I discovered the Freedom one should have to refer all to God. – Mary Ward
This was a time when the prevailing opinion in the church was that the only option open to a woman was marriage or entry into an enclosed order. So despite opposition from her family and many suitors for marriage, Mary entered the Poor Clare Convent in St Omer in Flanders. However, there she was assigned to a life of door-to-door begging, and while this gave her an experience of poverty and oppression, she realised that this was not the life that God willed for her. Continually desirous to do something for her beloved country, she founded her own Convent of Poor Clares for English women, again in Flanders, for it was an impossibility at home. Although this flourished, it was shown to her that this was not her way either. Mary left and by the age of 24 she was back in England.
In 1609, while in her London lodgings, and combing her hair in front of a mirror, Mary had the realisation that “something other was determined for me. I did not see what the assured good thing would be, but the glory to God which was to come through it, showed itself inexplicably and so abundantly as to fill my soul in such a way that I remained for a good space without feeling or hearing anything but the sound ‘Glory, Glory, Glory’.”
The way forward was far from clear. She returned to St Omer with a few companions who shared her vision, and opened a boarding school for English girls and a day school for the children of the town.
“…our companions few in number; diverse in talent
and temperament, one in mind and heart, together in
work and prayer, sought to sift our vision and discern
God’s will. One thing at least we were resolved upon:
no half-measures and no ‘half-women’, but a whole-hearted
dedication to the formation of whole persons.”
(Mary Ward, 1609)
In time, she is given to understand by God that she is to ‘Take the same of the Society’ (The Society of Jesus). Hers is to be the way of the Jesuits, embracing the same pathway to God. The aim was to give glory to God through their work of service in the Church, caring for and spreading the faith through education and other apostolates. The essential qualities which she saw to be the foundation for those called to their way of life were to be:
Freedom, Sincerity, Justice
As Mary’s companions grew in number, her Institute flourished throughout Europe. She continued to open schools for girls in response to requests from civil leaders, at a time when educating women was seen as extraordinary.
“..that we be as we appear and appear as we are.” (Mary Ward, 1615)
Her prophetic vision was too radical for Church authorities. Three times she walked to Rome to ask the Pope to recognise the Institute: a religious order not enclosed, whose members elect their own leaders and who wear the dress of the day. She had many enemies, however, within the Church as well as outside it, and Mary was imprisoned for a time as a heretic, while her fledgling order was suppressed. She continued to pray for her enemies and to trust in God, convinced that “women in time to come will do much.”

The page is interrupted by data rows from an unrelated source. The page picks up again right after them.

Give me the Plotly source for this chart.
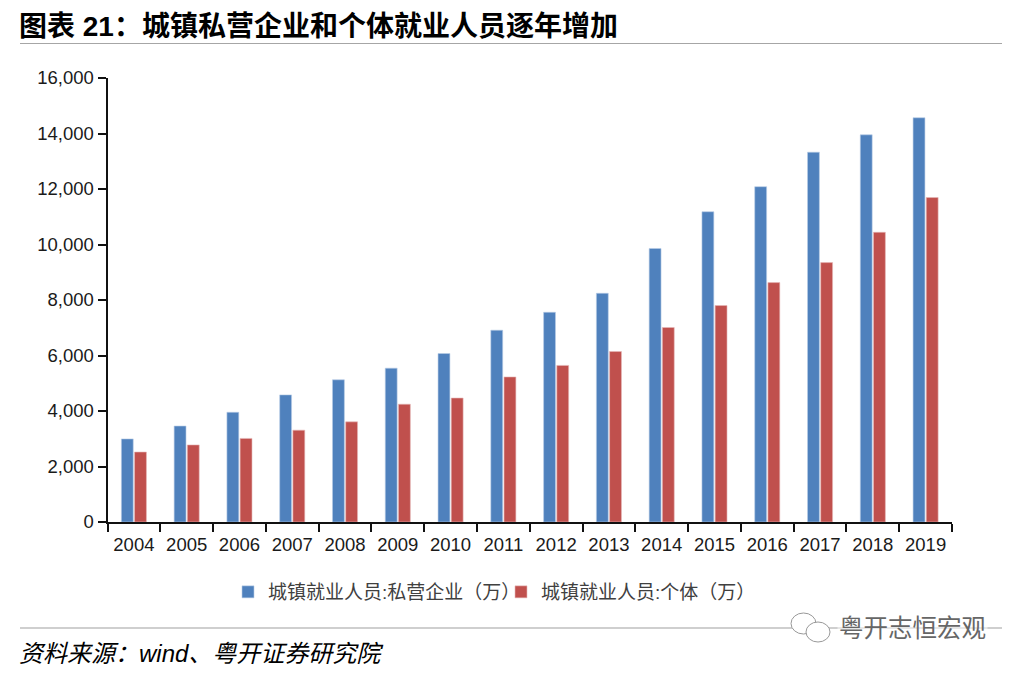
import plotly.graph_objects as go

years = ["2004","2005","2006","2007","2008","2009","2010","2011","2012","2013","2014","2015","2016","2017","2018","2019"]
private = [2994,3458,3954,4581,5124,5544,6071,6912,7557,8242,9857,11180,12083,13327,13952,14567]
individual = [2521,2778,3012,3310,3609,4245,4467,5227,5643,6142,7009,7800,8627,9348,10440,11692]
name_a = "城镇就业人员:私营企业（万）"
name_b = "城镇就业人员:个体（万）"
title = "图表 21：城镇私营企业和个体就业人员逐年增加"
source = "资料来源：wind、粤开证券研究院"
mark = "粤开志恒宏观"

W, H = 1020, 674
CJK = "Liberation Sans, Noto Sans CJK SC"
px = lambda v: v / W
py = lambda v: 1 - v / H

fig = go.Figure()
fig.add_bar(x=years, y=private, name=name_a, marker=dict(color="#4F81BD", line=dict(color="#B9CDE5", width=0.6)))
fig.add_bar(x=years, y=individual, name=name_b, marker=dict(color="#C0504D", line=dict(color="#E6B9B8", width=0.6)))

fig.update_layout(
    width=W, height=H, autosize=False,
    margin=dict(l=0, r=0, t=0, b=0, autoexpand=False),
    paper_bgcolor="white", plot_bgcolor="white",
    barmode="group", bargap=0.5, bargroupgap=0.1,
    font=dict(family=CJK, color="#1a1a1a", size=18),
    legend=dict(
        orientation="h", x=px(228), y=py(592), xanchor="left", yanchor="middle",
        font=dict(size=19, color="#404040"), itemwidth=30, traceorder="normal",
        entrywidthmode="pixels", entrywidth=228,
        bgcolor="rgba(0,0,0,0)",
    ),
    xaxis=dict(
        domain=[px(107.5), px(952)], type="category", tickson="boundaries",
        ticks="outside", ticklen=8, tickwidth=2, tickcolor="#111",
        showline=True, linecolor="#111", linewidth=2, showgrid=False,
        tickfont=dict(size=18.5), ticklabelstandoff=5,
    ),
    yaxis=dict(
        domain=[py(522), py(78)], range=[0, 16000], dtick=2000, tickformat=",d",
        ticks="outside", ticklen=8, tickwidth=2, tickcolor="#111",
        showline=True, linecolor="#111", linewidth=2, showgrid=False,
        tickfont=dict(size=18.5),
    ),
    shapes=[
        dict(type="line", xref="paper", yref="paper", x0=px(20), x1=px(1002), y0=py(43.5), y1=py(43.5),
             line=dict(color="#a6a6a6", width=1.2)),
        dict(type="line", xref="paper", yref="paper", x0=px(20), x1=px(1002), y0=py(628), y1=py(628),
             line=dict(color="#bfbfbf", width=1.6)),
        dict(type="circle", xref="paper", yref="paper", x0=px(791), x1=px(816), y0=py(634), y1=py(613),
             fillcolor="white", line=dict(color="#999", width=1)),
        dict(type="circle", xref="paper", yref="paper", x0=px(806), x1=px(830), y0=py(642), y1=py(622),
             fillcolor="white", line=dict(color="#999", width=1)),
    ],
    annotations=[
        dict(text=title, xref="paper", yref="paper", x=px(17), y=py(26), xanchor="left", yanchor="middle",
             showarrow=False, font=dict(size=28, color="#000", family=CJK, weight="bold")),
        dict(text=source, xref="paper", yref="paper", x=px(17), y=py(653), xanchor="left", yanchor="middle",
             showarrow=False, font=dict(size=24, color="#000", family=CJK, style="italic")),
        dict(text=mark, xref="paper", yref="paper", x=px(988), y=py(628), xanchor="right", yanchor="middle",
             showarrow=False, bgcolor="rgba(255,255,255,0.5)", font=dict(size=24.5, color="#666", family=CJK)),
    ],
)
fig.write_html("out.html", config=dict(displayModeBar=False), post_script="document.body.style.margin='0';")
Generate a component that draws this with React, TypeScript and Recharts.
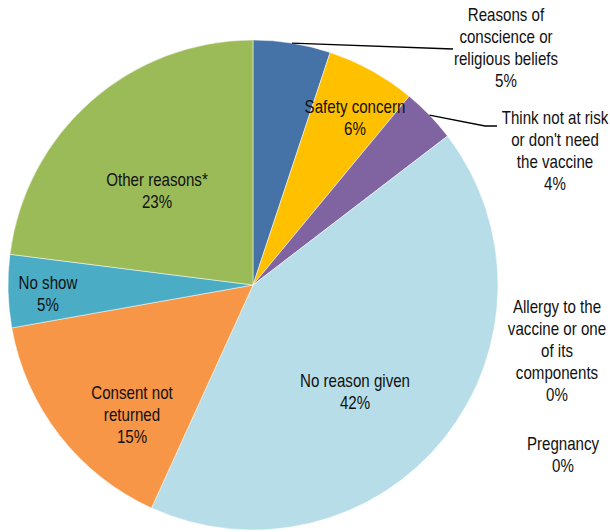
import { PieChart, Pie, Cell } from 'recharts';

const reasons = [
  'Reasons of conscience or religious beliefs',
  'Safety concern',
  "Think not at risk or don't need the vaccine",
  'Allergy to the vaccine or one of its components',
  'Pregnancy',
  'No reason given',
  'Consent not returned',
  'No show',
  'Other reasons*',
];
const shares = [5.1, 5.9, 3.6, 0, 0, 42.2, 15.4, 4.8, 23.0];
const colors = ['#4572a7', '#ffc000', '#8064a2', '#4bacc6', '#4bacc6', '#b7dee8', '#f79646', '#4bacc6', '#9bbb59'];

const data = reasons.map((name, i) => ({ name, value: shares[i] }));

// label text broken into lines, plus where each block sits relative to the pie centre
const labelLines: string[][] = [
  ['Reasons of', 'conscience or', 'religious beliefs'],
  ['Safety concern'],
  ['Think not at risk', "or don't need", 'the vaccine'],
  ['Allergy to the', 'vaccine or one', 'of its', 'components'],
  ['Pregnancy'],
  ['No reason given'],
  ['Consent not', 'returned'],
  ['No show'],
  ['Other reasons*'],
];
const labelPlace: { dx: number; dy: number; leader?: number[][] }[] = [
  { dx: 253, dy: -270, leader: [[200, -236]] },
  { dx: 102, dy: -178 },
  { dx: 302, dy: -167, leader: [[232, -159], [244, -159]] },
  { dx: 304, dy: 22 },
  { dx: 310, dy: 159 },
  { dx: 102, dy: 96 },
  { dx: -121, dy: 108 },
  { dx: -205, dy: -2 },
  { dx: -96, dy: -105 },
];

const RAD = Math.PI / 180;
const LINE = 22;
const SQUEEZE = 0.84; // the source font is a narrow face
const FONT = '"Liberation Sans", Arial, sans-serif';

const renderLabel = (props: any) => {
  const { cx, cy, midAngle, outerRadius, index, value } = props;
  const place = labelPlace[index];
  const lines = [...labelLines[index], `${Math.round(value)}%`];
  const x = cx + place.dx;
  const y0 = cy + place.dy;
  let leader = null;
  if (place.leader) {
    const sx = cx + outerRadius * Math.cos(-midAngle * RAD);
    const sy = cy + outerRadius * Math.sin(-midAngle * RAD);
    const pts = [[sx, sy], ...place.leader.map(([a, b]) => [cx + a, cy + b])];
    leader = (
      <polyline
        points={pts.map((p) => p.join(',')).join(' ')}
        fill="none"
        stroke="#000"
        strokeWidth={1.3}
      />
    );
  }
  return (
    <g key={`lbl-${index}`}>
      {leader}
      <g transform={`translate(${x},0) scale(${SQUEEZE},1)`}>
        <text x={0} y={y0} textAnchor="middle" fontFamily={FONT} fontSize={18} fill="#111">
          {lines.map((t, i) => (
            <tspan key={i} x={0} y={y0 + i * LINE + 6}>
              {t}
            </tspan>
          ))}
        </text>
      </g>
    </g>
  );
};

export default function App() {
  return (
    <div style={{ position: 'absolute', left: 0, top: 0, width: 610, height: 532, background: '#fff' }}>
      <PieChart width={610} height={532} margin={{ top: 0, right: 0, bottom: 0, left: 0 }}>
        <Pie
          data={data}
          dataKey="value"
          nameKey="name"
          cx={253}
          cy={285}
          outerRadius={245}
          startAngle={90}
          endAngle={-270}
          stroke="#ffffff"
          strokeWidth={0.5}
          label={renderLabel}
          labelLine={false}
          isAnimationActive={false}
        >
          {data.map((d, i) => (
            <Cell key={`cell-${i}`} fill={colors[i]} />
          ))}
        </Pie>
      </PieChart>
    </div>
  );
}
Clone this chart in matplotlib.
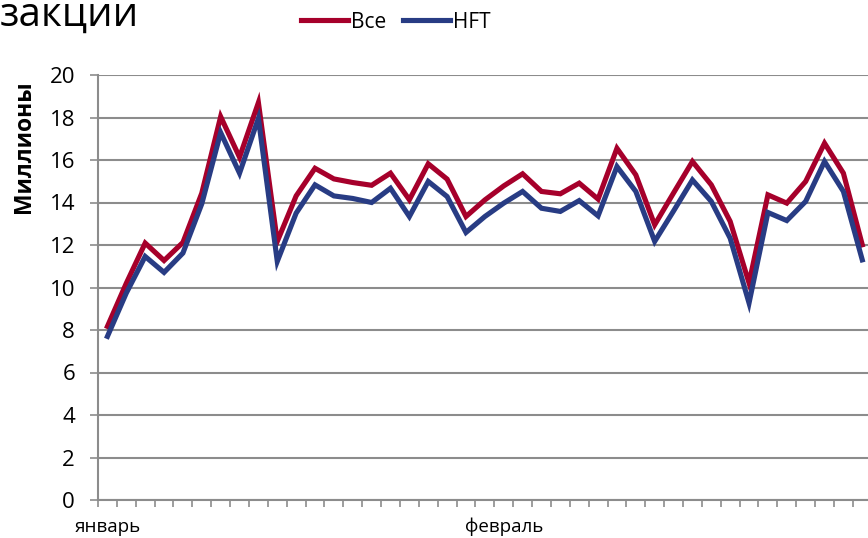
import matplotlib
matplotlib.use("Agg")
import matplotlib.pyplot as plt
import matplotlib.transforms as mtransforms
import numpy as np

plt.rcParams['font.family'] = ['Open Sans', 'DejaVu Sans']

# --- data (millions of transactions per trading day) ---
vse = [8.17, 10.2, 12.09, 11.27, 12.12, 14.44, 18.04, 16.13, 18.70, 12.17,
       14.31, 15.61, 15.11, 14.94, 14.81, 15.38, 14.13, 15.82, 15.10, 13.34,
       14.12, 14.78, 15.35, 14.52, 14.41, 14.91, 14.16, 16.55, 15.30, 12.95,
       14.45, 15.93, 14.83, 13.11, 10.21, 14.36, 13.97, 14.99, 16.79, 15.38,
       12.01]
hft = [7.70, 9.74, 11.46, 10.71, 11.62, 13.94, 17.29, 15.38, 17.96, 11.23,
       13.50, 14.83, 14.31, 14.19, 14.00, 14.67, 13.34, 14.99, 14.28, 12.59,
       13.34, 13.97, 14.52, 13.73, 13.58, 14.09, 13.37, 15.69, 14.52, 12.17,
       13.60, 15.06, 14.05, 12.32, 9.27, 13.53, 13.15, 14.05, 15.93, 14.52,
       11.30]
months = ["январь", "февраль"]
month_pos = [0, 21]
series_names = ["Все", "HFT"]
yticks = [0, 2, 4, 6, 8, 10, 12, 14, 16, 18, 20]

W, H = 868, 538
fig = plt.figure(figsize=(W / 100, H / 100), dpi=100)
left, right, top, bottom = 98, 871.7, 75, 500
ax = fig.add_axes([left / W, (H - bottom) / H, (right - left) / W, (bottom - top) / H])

x = np.arange(len(vse))
red = '#A6002B'
blue = '#283C84'
grid = '#8C8C8C'

ax.plot(x, vse, color=red, lw=3.7, solid_joinstyle='miter', label=series_names[0], zorder=3)
ax.plot(x, hft, color=blue, lw=3.7, solid_joinstyle='miter', label=series_names[1], zorder=4)

ax.set_xlim(-0.5, len(vse) - 0.5)
ax.set_ylim(0, 20)
ax.set_yticks(yticks)
ax.set_yticklabels([str(t) for t in yticks])
ax.yaxis.grid(True, color=grid, lw=1.5)
ax.set_axisbelow(True)

ax.set_xticks(np.arange(-0.5, len(vse), 1))
ax.set_xticklabels([])
ax.tick_params(axis='x', direction='out', length=5, width=1.2, color=grid)
ax.tick_params(axis='y', direction='out', length=5.5, width=1.2, color=grid,
               labelsize=16, pad=11)

for s in ['top', 'right']:
    ax.spines[s].set_visible(False)
for s in ['left', 'bottom']:
    ax.spines[s].set_color(grid)
    ax.spines[s].set_linewidth(1.5)

month_tr = mtransforms.blended_transform_factory(ax.transData, fig.transFigure)
for m, p in zip(months, month_pos):
    ax.text(p, 1 - 527 / H, m, transform=month_tr, ha='center', va='center', fontsize=13.5)

fig.text(24 / W, 1 - 147 / H, "Миллионы", rotation=90, ha='center', va='center',
         fontsize=16.5, fontweight='bold')

fig.text(0 / W, 1 - 16 / H, "закции", ha='left', va='center', fontsize=29)

leg = fig.legend(handles=ax.get_lines(), labels=series_names, loc='center',
                 bbox_to_anchor=(396 / W, 1 - 22 / H), ncol=2, frameon=False,
                 fontsize=15, handlelength=2.25, handletextpad=0.15, columnspacing=0.8)

fig.savefig("out.png", dpi=100)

‘the pretended Congregation of women called Jesuitesses
and their sect and state was and is from its beginning null and void
and of no authority or importance,…
we totally and completely suppress and extinguish them,
subject them to perpetual abolition
and remove them entirely from the Holy Church of God.’
(from the Bull of Suppression, 1631)
Love and speak the truth at all times. – Mary Ward
Mary returned to York in the midst of the Civil War, and died there in 1645. Her last words were of encouragement to her companions, urging them to cherish God’s vocation in them, “let it be constant, efficacious and loving.” Ironically, due to historical circumstances, she is buried in the graveyard of an Anglican Church in Osbaldwick, York.
Mary Ward’s Tombstone reads:
To Love the Poor
persevere in the same
live, die and rise with them
was all the aim of Mary Ward,
who, having lived 60 years and 8 days
died the 30th of January 1645
Official approval of her Institute came slowly. In 1951 Pope Pius XII acknowledged her in these words: “… that incomparable woman, whom at the direst and bloodiest era, Catholic England gave to the Church.”
The Constitutions for which she asked the Pope in 1631 were only granted to her sisters in 1978.